───── Given material

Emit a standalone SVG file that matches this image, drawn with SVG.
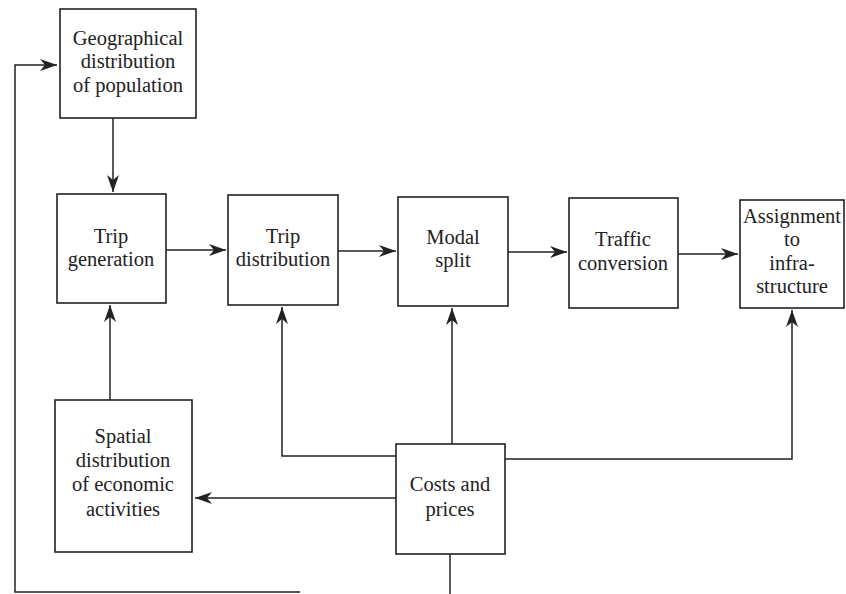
<svg xmlns="http://www.w3.org/2000/svg" width="846" height="594" viewBox="0 0 846 594">
<defs>
<style>
.box{fill:#fff;stroke:#222;stroke-width:1.6}
.lbl{font-family:"Liberation Serif","Times New Roman",serif;font-size:20.5px;fill:#222;text-anchor:middle}
.con{fill:none;stroke:#222;stroke-width:1.5}
</style>
<marker id="ah" markerUnits="userSpaceOnUse" markerWidth="18" markerHeight="12" refX="17" refY="6" orient="auto">
<path d="M0,0 L17,6 L0,12 L5,6 z" fill="#222"/>
</marker>
</defs>
<rect width="846" height="594" fill="#fff"/>
<g id="connectors">
<path class="con" d="M113,118 V192" marker-end="url(#ah)"/>
<path class="con" d="M300,592 H15 V65 H57" marker-end="url(#ah)"/>
<path class="con" d="M166,250 H226" marker-end="url(#ah)"/>
<path class="con" d="M338,251 H396" marker-end="url(#ah)"/>
<path class="con" d="M508,252 H567" marker-end="url(#ah)"/>
<path class="con" d="M678,254 H738" marker-end="url(#ah)"/>
<path class="con" d="M110,400 V305" marker-end="url(#ah)"/>
<path class="con" d="M396,498 H195" marker-end="url(#ah)"/>
<path class="con" d="M396,456 H282 V307" marker-end="url(#ah)"/>
<path class="con" d="M452,444 V308" marker-end="url(#ah)"/>
<path class="con" d="M505,459 H792 V310" marker-end="url(#ah)"/>
<path class="con" d="M450,554 V594"/>
</g>
<g id="geo">
<rect class="box" x="60" y="9" width="136" height="109"/>
<text class="lbl" x="128" y="45">Geographical</text>
<text class="lbl" x="128" y="68">distribution</text>
<text class="lbl" x="128" y="92">of population</text>
</g>
<g id="tripgen">
<rect class="box" x="57" y="194" width="109" height="109"/>
<text class="lbl" x="111" y="243">Trip</text>
<text class="lbl" x="111" y="266">generation</text>
</g>
<g id="tripdist">
<rect class="box" x="228" y="195" width="110" height="110"/>
<text class="lbl" x="283" y="243">Trip</text>
<text class="lbl" x="283" y="266">distribution</text>
</g>
<g id="modal">
<rect class="box" x="398" y="197" width="110" height="109"/>
<text class="lbl" x="453" y="244">Modal</text>
<text class="lbl" x="453" y="267">split</text>
</g>
<g id="traffic">
<rect class="box" x="569" y="198" width="109" height="110"/>
<text class="lbl" x="623" y="246">Traffic</text>
<text class="lbl" x="623" y="270">conversion</text>
</g>
<g id="assign">
<rect class="box" x="740" y="200" width="104" height="108"/>
<text class="lbl" x="792" y="223">Assignment</text>
<text class="lbl" x="792" y="246">to</text>
<text class="lbl" x="792" y="270">infra-</text>
<text class="lbl" x="792" y="293">structure</text>
</g>
<g id="spatial">
<rect class="box" x="55" y="400" width="137" height="152"/>
<text class="lbl" x="123" y="443">Spatial</text>
<text class="lbl" x="123" y="467">distribution</text>
<text class="lbl" x="123" y="491">of economic</text>
<text class="lbl" x="123" y="516">activities</text>
</g>
<g id="costs">
<rect class="box" x="396" y="444" width="109" height="110"/>
<text class="lbl" x="450" y="491">Costs and</text>
<text class="lbl" x="450" y="516">prices</text>
</g>
</svg>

──────────

### Exercise requirements:
Leave out the pictures and give the listing above again exactly.

### Written response:
Emit a standalone SVG file that matches this image, drawn with SVG.
<svg xmlns="http://www.w3.org/2000/svg" width="846" height="594" viewBox="0 0 846 594">
<defs>
<style>
.box{fill:#fff;stroke:#222;stroke-width:1.6}
.lbl{font-family:"Liberation Serif","Times New Roman",serif;font-size:20.5px;fill:#222;text-anchor:middle}
.con{fill:none;stroke:#222;stroke-width:1.5}
</style>
<marker id="ah" markerUnits="userSpaceOnUse" markerWidth="18" markerHeight="12" refX="17" refY="6" orient="auto">
<path d="M0,0 L17,6 L0,12 L5,6 z" fill="#222"/>
</marker>
</defs>
<rect width="846" height="594" fill="#fff"/>
<g id="connectors">
<path class="con" d="M113,118 V192" marker-end="url(#ah)"/>
<path class="con" d="M300,592 H15 V65 H57" marker-end="url(#ah)"/>
<path class="con" d="M166,250 H226" marker-end="url(#ah)"/>
<path class="con" d="M338,251 H396" marker-end="url(#ah)"/>
<path class="con" d="M508,252 H567" marker-end="url(#ah)"/>
<path class="con" d="M678,254 H738" marker-end="url(#ah)"/>
<path class="con" d="M110,400 V305" marker-end="url(#ah)"/>
<path class="con" d="M396,498 H195" marker-end="url(#ah)"/>
<path class="con" d="M396,456 H282 V307" marker-end="url(#ah)"/>
<path class="con" d="M452,444 V308" marker-end="url(#ah)"/>
<path class="con" d="M505,459 H792 V310" marker-end="url(#ah)"/>
<path class="con" d="M450,554 V594"/>
</g>
<g id="geo">
<rect class="box" x="60" y="9" width="136" height="109"/>
<text class="lbl" x="128" y="45">Geographical</text>
<text class="lbl" x="128" y="68">distribution</text>
<text class="lbl" x="128" y="92">of population</text>
</g>
<g id="tripgen">
<rect class="box" x="57" y="194" width="109" height="109"/>
<text class="lbl" x="111" y="243">Trip</text>
<text class="lbl" x="111" y="266">generation</text>
</g>
<g id="tripdist">
<rect class="box" x="228" y="195" width="110" height="110"/>
<text class="lbl" x="283" y="243">Trip</text>
<text class="lbl" x="283" y="266">distribution</text>
</g>
<g id="modal">
<rect class="box" x="398" y="197" width="110" height="109"/>
<text class="lbl" x="453" y="244">Modal</text>
<text class="lbl" x="453" y="267">split</text>
</g>
<g id="traffic">
<rect class="box" x="569" y="198" width="109" height="110"/>
<text class="lbl" x="623" y="246">Traffic</text>
<text class="lbl" x="623" y="270">conversion</text>
</g>
<g id="assign">
<rect class="box" x="740" y="200" width="104" height="108"/>
<text class="lbl" x="792" y="223">Assignment</text>
<text class="lbl" x="792" y="246">to</text>
<text class="lbl" x="792" y="270">infra-</text>
<text class="lbl" x="792" y="293">structure</text>
</g>
<g id="spatial">
<rect class="box" x="55" y="400" width="137" height="152"/>
<text class="lbl" x="123" y="443">Spatial</text>
<text class="lbl" x="123" y="467">distribution</text>
<text class="lbl" x="123" y="491">of economic</text>
<text class="lbl" x="123" y="516">activities</text>
</g>
<g id="costs">
<rect class="box" x="396" y="444" width="109" height="110"/>
<text class="lbl" x="450" y="491">Costs and</text>
<text class="lbl" x="450" y="516">prices</text>
</g>
</svg>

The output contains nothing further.